Title: Entropy
Pairing: Reed Richards/(Wini)Fred Burkle
Notes: Fantastic Four/Angel crossover
Rating: R for some brief sexual content
Summary: When two scientists meet.
They meet in the science section of some large, overpriced bookstore in Los Angeles, posters for the next Harry Potter book plastered all over the walls. It's quiet in that end of the store. Quieter than the rest of it because not everyone comes to Barnes and Noble for books on quantum physics. They're all there for self help books and Golf For Dummies and trashy romance novels. Quantum theory isn't nearly as entertaining to the rest of the world as it is to Reed. Or Fred.
At first he's just wandering around. Poking through lesser scientists' books on theories he's long disproved. But then his mind is back on money again, how he's in town to beg JPL for a grant, how the steady supply of what Ben calls his genius-stash has been slowly depleting with every mistake he's made. And there's been a lot of them lately. Maybe his books would pick up again, he thinks, and he knows it's silly when he starts looking up his name to see just how many of them are left on the shelf. There's a few of his biggest titles, and one or two of his most obscure. But his pride and joy isn't to be found, because when Reed looks up from his crouched position there's the last copy in the hands of a pretty young woman in glasses. She smiles when she notices him looking at her, and her speech gets flustered and rapid when she realizes that its his picture on the laminated cover of the hardback.
"I...I...Doctor Richards, i-it's an honor, sir. I just..."
"No, no. It's a pleasure to know that someone's interested in my book."

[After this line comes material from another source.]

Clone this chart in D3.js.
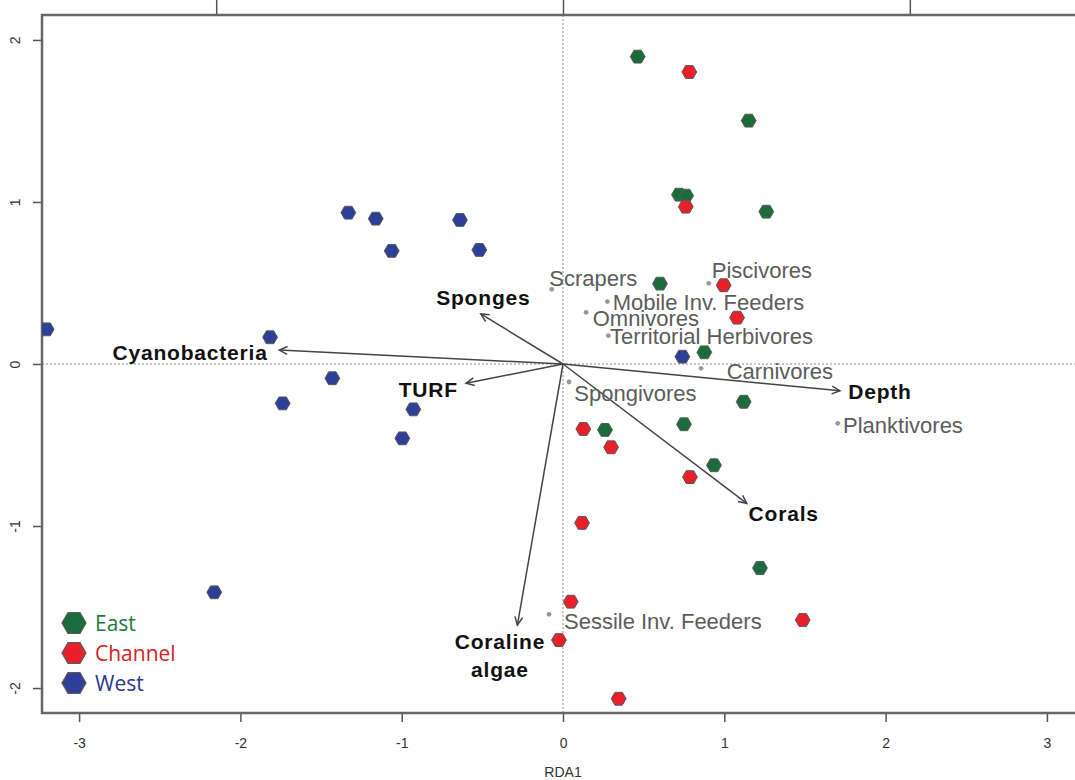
<!DOCTYPE html>
<html><head><meta charset="utf-8">
<script src="https://cdn.jsdelivr.net/npm/d3@7"></script>
<style>body{margin:0;background:#fff}</style>
</head><body><svg id="c" width="1075" height="780"></svg>
<script>
// ---- data ----
const groups = ["East", "Channel", "West"];
const eastX = [0.463, 1.151, 0.719, 0.763, 1.260, 0.601, 0.876, 1.120, 0.750, 0.260, 0.936, 1.221];
const eastY = [1.897, 1.502, 1.045, 1.039, 0.940, 0.496, 0.072, -0.233, -0.372, -0.407, -0.625, -1.259];
const channelX = [0.783, 0.761, 0.996, 1.079, 0.126, 0.298, 0.787, 0.118, 0.048, -0.025, 1.486, 0.345];
const channelY = [1.802, 0.971, 0.486, 0.286, -0.401, -0.514, -0.698, -0.981, -1.467, -1.704, -1.580, -2.066];
const westX = [-3.201, -1.816, -1.331, -1.161, -1.062, -0.639, -0.519, -1.430, -1.738, -0.928, -0.996, -2.162, 0.740];
const westY = [0.214, 0.165, 0.934, 0.897, 0.698, 0.889, 0.704, -0.088, -0.243, -0.280, -0.459, -1.409, 0.045];

const speciesNames = ["Scrapers", "Piscivores", "Mobile Inv. Feeders", "Omnivores", "Territorial Herbivores",
  "Carnivores", "Spongivores", "Planktivores", "Sessile Inv. Feeders"];
const speciesX = [-0.070, 0.903, 0.275, 0.143, 0.281, 0.856, 0.037, 1.703, -0.087];
const speciesY = [0.461, 0.498, 0.385, 0.319, 0.175, -0.027, -0.111, -0.366, -1.545];
const speciesLabelX = [-0.085, 0.922, 0.308, 0.184, 0.291, 1.015, 0.070, 1.736, 0.006];
const speciesLabelY = [0.529, 0.580, 0.378, 0.282, 0.173, -0.048, -0.179, -0.377, -1.591];

const envNames = ["Cyanobacteria", "Sponges", "TURF", "Depth", "Corals", "Coraline|algae"];
const envX = [-1.759, -0.510, -0.601, 1.717, 1.139, -0.283];
const envY = [0.086, 0.309, -0.119, -0.165, -0.860, -1.611];
const envLabelX = [-2.312, -0.494, -0.835, 1.965, 1.368, -0.391];
const envLabelY = [0.068, 0.407, -0.160, -0.173, -0.922, -1.714];

const xTicks = [-3, -2, -1, 0, 1, 2, 3];
const yTicks = [-2, -1, 0, 1, 2];
const topTicks = [-1, 0, 1];
const xTitle = "RDA1";

// ---- layout ----
const svg = d3.select("#c");
const L = 42, R = 1080, T = 15, B = 713;
const x = d3.scaleLinear().domain([-3.23, 3.205]).range([L, R]);
const y = d3.scaleLinear().domain([-2.154, 2.154]).range([B, T]);
const ratio = 2.15;
const xTop = d3.scaleLinear().domain(x.domain().map(d => d / ratio)).range([L, R]);

const colors = {East: "#1c6b3a", Channel: "#e8202a", West: "#2e3f98"};
const textColors = {East: "#1f7a3f", Channel: "#d42027", West: "#2b3990"};
const fmt = d => String(d); // ASCII hyphen minus like the original

svg.append("defs").append("clipPath").attr("id", "clip")
  .append("rect").attr("x", L).attr("y", T).attr("width", R - L).attr("height", B - T);

// zero lines
svg.append("line").attr("x1", x(0)).attr("x2", x(0)).attr("y1", T).attr("y2", B)
  .attr("stroke", "#8a8a8a").attr("stroke-width", 1).attr("stroke-dasharray", "2,2");
svg.append("line").attr("x1", L).attr("x2", R).attr("y1", y(0)).attr("y2", y(0))
  .attr("stroke", "#8a8a8a").attr("stroke-width", 1).attr("stroke-dasharray", "2,2");

// axes
const axStyle = g => {
  g.select(".domain").remove();
  g.selectAll(".tick line").attr("stroke", "#555").attr("stroke-width", 1.5);
  g.selectAll(".tick text").attr("fill", "#333").style("font-family", "'Liberation Sans Narrow','Liberation Sans',Arial,sans-serif").style("font-size", "14px");
};
svg.append("g").attr("transform", `translate(0,${B})`)
  .call(d3.axisBottom(x).tickValues(xTicks).tickSize(9).tickPadding(16).tickFormat(fmt))
  .call(axStyle);
svg.append("g").attr("transform", `translate(${L},0)`)
  .call(d3.axisLeft(y).tickValues(yTicks).tickSize(9).tickPadding(0).tickFormat(fmt))
  .call(axStyle)
  .call(g => g.selectAll(".tick text").attr("x", null).attr("dy", null)
    .attr("text-anchor", "middle").attr("transform", "translate(-27,0) rotate(-90)").attr("dy", "0.35em"));
svg.append("g").attr("transform", `translate(0,${T})`)
  .call(d3.axisTop(xTop).tickValues(topTicks).tickSize(16).tickFormat(""))
  .call(axStyle);

// frame
svg.append("rect").attr("x", L).attr("y", T).attr("width", R - L).attr("height", B - T)
  .attr("fill", "none").attr("stroke", "#666").attr("stroke-width", 2.5);

svg.append("text").attr("x", x(0)).attr("y", 777).attr("text-anchor", "middle")
  .attr("fill", "#333").style("font-family", "'Liberation Sans Narrow','Liberation Sans',Arial,sans-serif")
  .style("font-size", "14px").text(xTitle);

// hexagon path
const hex = r => {
  const pts = d3.range(6).map(i => [r * Math.cos(i * Math.PI / 3), r * Math.sin(i * Math.PI / 3)]);
  return "M" + pts.map(p => p.join(",")).join("L") + "Z";
};

// arrows
const ag = svg.append("g");
envNames.forEach((n, i) => {
  const x0 = x(0), y0 = y(0), x1 = x(envX[i]), y1 = y(envY[i]);
  ag.append("line").attr("x1", x0).attr("y1", y0).attr("x2", x1).attr("y2", y1)
    .attr("stroke", "#444").attr("stroke-width", 1.5);
  const a = Math.atan2(y1 - y0, x1 - x0), len = 9, sp = 0.45;
  ag.append("path")
    .attr("d", `M${x1 - len * Math.cos(a - sp)},${y1 - len * Math.sin(a - sp)}L${x1},${y1}L${x1 - len * Math.cos(a + sp)},${y1 - len * Math.sin(a + sp)}`)
    .attr("fill", "none").attr("stroke", "#444").attr("stroke-width", 1.5);
  const lines = n.split("|");
  const t = ag.append("text").attr("x", x(envLabelX[i])).attr("y", y(envLabelY[i]))
    .attr("text-anchor", "middle").attr("fill", "#111")
    .style("font-family", "'Liberation Sans',Arial,sans-serif").style("font-weight", "bold")
    .style("font-size", "21px").style("letter-spacing", "0.8px");
  lines.forEach((s, k) => t.append("tspan").attr("x", x(envLabelX[i])).attr("dy", k === 0 ? "0.35em" : "28px").text(s));
});

// species
const sg = svg.append("g");
speciesNames.forEach((n, i) => {
  sg.append("circle").attr("cx", x(speciesX[i])).attr("cy", y(speciesY[i])).attr("r", 2.4).attr("fill", "#999");
  sg.append("text").attr("x", x(speciesLabelX[i])).attr("y", y(speciesLabelY[i])).attr("dy", "0.35em")
    .attr("fill", "#5c5c5c").style("font-family", "'Liberation Sans',Arial,sans-serif")
    .style("font-size", "22px").text(n);
});

// site points
const pg = svg.append("g").attr("clip-path", "url(#clip)");
const series = [["East", eastX, eastY], ["Channel", channelX, channelY], ["West", westX, westY]];
series.forEach(([g, xs, ys]) => {
  xs.forEach((v, i) => {
    pg.append("path").attr("d", hex(7.4)).attr("transform", `translate(${x(v)},${y(ys[i])})`)
      .attr("fill", colors[g]).attr("stroke", "#5a5a5a").attr("stroke-width", 1);
  });
});

// legend
const lg = svg.append("g");
groups.forEach((g, i) => {
  const cy = 623 + i * 30;
  lg.append("path").attr("d", hex(12)).attr("transform", `translate(74,${cy})`)
    .attr("fill", colors[g]).attr("stroke", "#5a5a5a").attr("stroke-width", 1.2);
  lg.append("text").attr("x", 95).attr("y", cy).attr("dy", "0.36em").attr("fill", textColors[g])
    .style("font-family", "'Open Sans',sans-serif").style("font-size", "21px").text(g);
});
</script></body></html>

"I've been a-a huge follower of all your work. I'm planning to write my masters thesis springboarding from some of your theories."
"Really? I'd love to hear about it."
It takes Reed four days to sum up the courage to finally call her. His palms are sweating and he's stammering into the phone while Fred suppresses a nervous giggle on the other line. He hasn't done this in so long. He figures it shows. But his suit is pressed and his hair combed when they meet up for dinner in the candlelit Italian restaurant just off of Sunset Boulevard.
Reed's sweet and charming, but altogether more naive than sensitive. Fred likes the way the skin around his eyes crinkles so delightfully when he smiles. And Reed thinks the way she snorts when she laughs is cute. They talk more about Quantum physics and math and the cosmos than they do about themselves. It's like the almighty atom has more significance to their time together than where Fred grew up or what Reed's favorite movie is. For once, Fred barely touches her pasta, and they both drink far too much wine.
Eventually they stumble into Fred's apartment, kissing messily, lightheaded and happy from the cheap merlot. Sloppily, Reed pulls Fred's blouse over her head. She hums and starts to toy with the buckle of his belt. They fall together on her squeaky bed, a tangle of fuzzy movements and tongue-filled kisses, as he slips the condom over his prick and slides into her. He starts thinking in mathematical equations. How part A plus part B makes noise X, and how the clouds of electrons surrounding their atoms must at some point occupy the same area, making them for a blip in time one whole molecule. But Reed also knows that it's only mathematical theory, with loopholes and teeth and slippery sweat, and that it's application in real life is about as useless as his last experiment with gene amplification. He watches Fred come in a series of geometric shapes. The circle of her mouth, the arch of her spine, the parallel nail-lines down his back. He's still thinking in graphs and proofs when he comes with surprise, an entire equation he apparently left out of the prompt.
There's an awkward silence when they wake. Reed knows that they're both thinking how simple body chemistry (fermented alcohol plus human equals entropy) has gotten the best of them, and now they doubt themselves as scientists, at least until Fred's been kind enough to make them coffee. Quietly Reed gathers his things and leaves, the door swinging behind him.
He calls once, when he's back in New York. There's a rejection letter from JPL in his hands, but he doesn't trouble Fred with that. They chit chat for a minute about her classes, her professors, how the mathematics of him plus her just don't equal out to something viable in the world. She agrees quietly and is the first to hang up, leaving him the vacuum of empty sound waves.
For once, Reed understood that one plus one didn't always make two.